Just make sure you have the whole game plan figured out before cutting anything. And only goop what needs to be gooped!!


----------



## jobobvideo (Jan 8, 2010)

slotcarman, does that work for other brands of track or just the L&J?


----------



## Tjetstuff (Jan 2, 2011)

Thanks for the tip
I've got about a dozen of the starter tracks from multiple different past track lot buys. I'll start gooping after Xmas.


----------



## slotcarman12078 (Oct 3, 2008)

Honestly jobob, I don't know. I've only made it once with L&J track, and still have most of the bottle. I do intend to make a few new custom RR Xing tracks for my next table, and try to use Tomy for the track, but until I have a solid layout, I can't make the crossings because the locations and angles of the RR tracks have to be exact.


----------



## jobobvideo (Jan 8, 2010)

Slotcarman, I remember Bill Hall saying the goop technique didn't work well for other plactics...just wondering if you've gooped other stuff?


----------



## slotcarman12078 (Oct 3, 2008)

I have used it on styrene once, and it did take to it. However, it did cause problems. Styrene is so much easier to sand than goop. Trying to sand the two totally different materials together evenly proved tricky. Goop cures a lot harder than styrene.

I have also used it to do a repair on a PS2 steering wheel controller with good results. I guess it really is trial and error as far as plastic compatibility, and whether or not a shiny finish is required, and if anything needs to be done to the finish after it cures. 

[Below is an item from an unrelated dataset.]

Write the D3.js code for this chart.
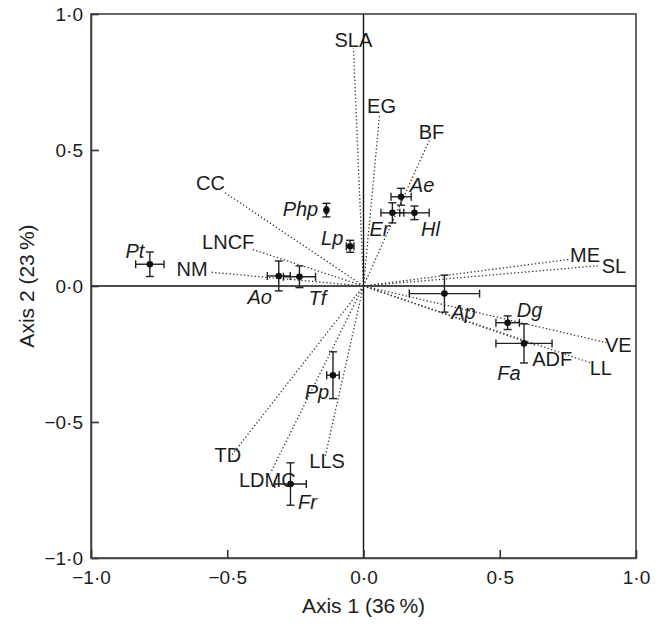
<!DOCTYPE html>
<html lang="en">
  <head>
    <meta charset="utf-8">
    <script src="https://d3js.org/d3.v7.min.js"></script>
    <title>PCA biplot</title>
    <style>
      body { margin: 0; background: #fff; }
      text { font-family: "Liberation Sans", Arial, Helvetica, sans-serif; fill: #1c1c1c; }
    </style>
  </head>
  <body>
    <svg id="chart"></svg>

    <script type="text/javascript">

     // species scores (mean and SE on both axes)
     var species = ["Pt", "Ao", "Tf", "Php", "Lp", "Er", "Ae", "Hl", "Ap", "Dg", "Fa", "Pp", "Fr"];
     var spX    = [-0.784, -0.311, -0.235, -0.136, -0.049, 0.106, 0.138, 0.187, 0.297, 0.529, 0.589, -0.112, -0.268];
     var spY    = [0.080, 0.037, 0.034, 0.279, 0.146, 0.269, 0.328, 0.269, -0.028, -0.135, -0.211, -0.328, -0.728];
     var spErrX = [0.052, 0.042, 0.059, 0.004, 0.014, 0.042, 0.037, 0.054, 0.129, 0.043, 0.103, 0.023, 0.058];
     var spErrY = [0.045, 0.055, 0.040, 0.025, 0.022, 0.037, 0.031, 0.025, 0.068, 0.025, 0.072, 0.086, 0.078];

     // trait vectors
     var traits = ["SLA", "EG", "BF", "CC", "LNCF", "NM", "ME", "SL", "VE", "LL", "ADF", "TD", "LDMC", "LLS"];
     var trX    = [-0.037, 0.059, 0.242, -0.514, -0.412, -0.563, 0.758, 0.868, 0.891, 0.838, 0.630, -0.483, -0.342, -0.141];
     var trY    = [0.874, 0.629, 0.537, 0.347, 0.136, 0.051, 0.098, 0.075, -0.208, -0.284, -0.217, -0.621, -0.689, -0.628];

     var tickValues = [-1, -0.5, 0, 0.5, 1];

     // label offsets in pixels (centre of capitals relative to the point / vector end)
     var spLabelOff = {
       Pt: [-15, -13], Ao: [-19, 21], Tf: [18, 21], Php: [-26, -1], Lp: [-18, -8],
       Er: [-13, 16], Ae: [21, -12], Hl: [16, 16], Ap: [19, 18], Dg: [22, -13],
       Fa: [-15, 30], Pp: [-16, 17], Fr: [17, 18]
     };
     var trLabelOff = {
       SLA: [0, -8], EG: [2, -9], BF: [2, -8], CC: [-13, -9], LNCF: [-23, -7],
       NM: [-18, -3], ME: [15, -4], SL: [14, 0], VE: [12, 2], LL: [9, 5],
       ADF: [17, 14], TD: [-4, 0], LDMC: [-3, 7], LLS: [2, 4]
     };

     var width = 663;
     var height = 624;
     var mLeft = 91, mRight = 636, mTop = 14, mBottom = 558;

     var svg = d3.select("#chart")
       .attr("width", width)
       .attr("height", height);

     var x = d3.scaleLinear().domain([-1, 1]).range([mLeft, mRight]);
     var y = d3.scaleLinear().domain([-1, 1]).range([mBottom, mTop]);

     var fmt = function(d)
     {
       return (d < 0 ? "\u2212" : "") + Math.abs(d).toFixed(1).replace(".", "\u00b7");
     };

     // frame
     svg.append("rect")
       .attr("x", mLeft)
       .attr("y", mTop)
       .attr("width", mRight - mLeft)
       .attr("height", mBottom - mTop)
       .attr("fill", "none")
       .attr("stroke", "#444")
       .attr("stroke-width", 1.6);

     // zero lines
     svg.append("line")
       .attr("x1", x(0)).attr("x2", x(0))
       .attr("y1", mTop).attr("y2", mBottom)
       .attr("stroke", "#111").attr("stroke-width", 1.4);
     svg.append("line")
       .attr("x1", mLeft).attr("x2", mRight)
       .attr("y1", y(0)).attr("y2", y(0))
       .attr("stroke", "#111").attr("stroke-width", 1.4);

     // axes with inward ticks
     var yAxis = svg.append("g")
       .attr("transform", "translate(" + mLeft + ",0)")
       .call(d3.axisLeft(y).tickValues(tickValues).tickFormat(fmt).tickSizeInner(-8).tickSizeOuter(0).tickPadding(8));
     var xAxis = svg.append("g")
       .attr("transform", "translate(0," + mBottom + ")")
       .call(d3.axisBottom(x).tickValues(tickValues).tickFormat(fmt).tickSizeInner(-8).tickSizeOuter(0).tickPadding(13));

     [xAxis, yAxis].forEach(function(g)
     {
       g.select(".domain").attr("stroke", "#444").attr("stroke-width", 1.6);
       g.selectAll(".tick line").attr("stroke", "#333").attr("stroke-width", 1.6);
       g.selectAll(".tick text")
         .attr("font-family", "Liberation Sans, Arial, sans-serif")
         .attr("font-size", 19)
         .attr("fill", "#1c1c1c");
     });

     // axis titles
     svg.append("text")
       .attr("x", x(0))
       .attr("y", 613)
       .attr("text-anchor", "middle")
       .attr("font-size", 21)
       .text("Axis 1 (36\u2009%)");
     svg.append("text")
       .attr("transform", "translate(34," + y(0) + ") rotate(-90)")
       .attr("text-anchor", "middle")
       .attr("font-size", 21)
       .text("Axis 2 (23\u2009%)");

     // trait vectors (dotted)
     svg.selectAll(".vec")
       .data(traits)
       .enter()
       .append("line")
       .attr("class", "vec")
       .attr("x1", x(0))
       .attr("y1", y(0))
       .attr("x2", function(d, i) { return x(trX[i]); })
       .attr("y2", function(d, i) { return y(trY[i]); })
       .attr("stroke", "#333")
       .attr("stroke-width", 1.3)
       .attr("stroke-dasharray", "1.3,2.3");

     svg.selectAll(".vecLabel")
       .data(traits)
       .enter()
       .append("text")
       .attr("class", "vecLabel")
       .attr("x", function(d, i) { return x(trX[i]) + trLabelOff[d][0]; })
       .attr("y", function(d, i) { return y(trY[i]) + trLabelOff[d][1] + 7; })
       .attr("text-anchor", "middle")
       .attr("font-size", 20)
       .text(function(d) { return d; });

     // species error bars
     var cap = 4;
     var bars = svg.selectAll(".sp")
       .data(species)
       .enter()
       .append("g")
       .attr("class", "sp")
       .attr("stroke", "#222")
       .attr("stroke-width", 1.4);

     bars.append("line")
       .attr("x1", function(d, i) { return x(spX[i] - spErrX[i]); })
       .attr("x2", function(d, i) { return x(spX[i] + spErrX[i]); })
       .attr("y1", function(d, i) { return y(spY[i]); })
       .attr("y2", function(d, i) { return y(spY[i]); });
     bars.append("line")
       .attr("x1", function(d, i) { return x(spX[i]); })
       .attr("x2", function(d, i) { return x(spX[i]); })
       .attr("y1", function(d, i) { return y(spY[i] - spErrY[i]); })
       .attr("y2", function(d, i) { return y(spY[i] + spErrY[i]); });

     // caps
     [-1, 1].forEach(function(s)
     {
       bars.append("line")
         .attr("x1", function(d, i) { return x(spX[i] + s * spErrX[i]); })
         .attr("x2", function(d, i) { return x(spX[i] + s * spErrX[i]); })
         .attr("y1", function(d, i) { return y(spY[i]) - cap; })
         .attr("y2", function(d, i) { return y(spY[i]) + cap; });
       bars.append("line")
         .attr("x1", function(d, i) { return x(spX[i]) - cap; })
         .attr("x2", function(d, i) { return x(spX[i]) + cap; })
         .attr("y1", function(d, i) { return y(spY[i] + s * spErrY[i]); })
         .attr("y2", function(d, i) { return y(spY[i] + s * spErrY[i]); });
     });

     bars.append("circle")
       .attr("cx", function(d, i) { return x(spX[i]); })
       .attr("cy", function(d, i) { return y(spY[i]); })
       .attr("r", 3.3)
       .attr("fill", "#111")
       .attr("stroke", "none");

     svg.selectAll(".spLabel")
       .data(species)
       .enter()
       .append("text")
       .attr("class", "spLabel")
       .attr("x", function(d, i) { return x(spX[i]) + spLabelOff[d][0]; })
       .attr("y", function(d, i) { return y(spY[i]) + spLabelOff[d][1] + 7; })
       .attr("text-anchor", "middle")
       .attr("font-size", 20)
       .attr("font-style", "italic")
       .text(function(d) { return d; });

    </script>
  </body>
</html>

I recall Bill experimenting in an attempt to make goop from TYCO and AW plastic with poor results. Basically, it all comes down to how the 3502 reacts with the material. There is a big difference between using a material for fabricating and repairing T Jet bodies, and bonding track sides together.


----------



## jobobvideo (Jan 8, 2010)

Slotcarman, I thought about trying to made a few custom track pieces cause Lifelike aint got them and goop for other thingss guess i just dive in and see what happens...Thanks for the info based on your experience:thumbsup::thumbsup:


----------



## Bill Hall (Jan 6, 2007)

No reason one couldnt bond track with whatever the heck you want.

Like Joe said, there's a big difference between suffcient adhesion to pull a project off and fusion bonding or colorblending at the molecular level. Two very different requirments.

I'm certain that any type of physical bond would be more than adequate.


----------



## jobobvideo (Jan 8, 2010)

I get what you guys are saying...edge bonding vs. fusion bonding and blending are two different animals. Just like to do the best I can from the start instead of having to redo afterwards...as always, you guys here on HT are the best!!!


----------



## Dslot (Sep 2, 2007)

If you are in love with the starter tracks and just want to use them for their own nostalgic niftiness, I don't have any useful advice. 

But if the goal is just to have a fair, even start for all four lanes, a simpler solution is to plug the power supplies for all lanes into one basic inexpensive power strip (the kind with the usual rocker switch). 










Set up with the strip on the floor, and turned off. To start the race, the racemaster (or one of the drivers) presses the UP end of the strip's rocker switch with his foot, and all the tracks get juice immediately and simultaneously. Vroom.

-- D


----------



## Slott V (Feb 3, 2005)

To add to that idea, even better might be a power strip with a foot switch.

I have two of these under my track and it makes it simple to power up all the different 110vac feeds.


----------



## Tjetstuff (Jan 2, 2011)

I do like the nostalgia of the starter track--especially revving the motors on the spinners while the gate is closed.


----------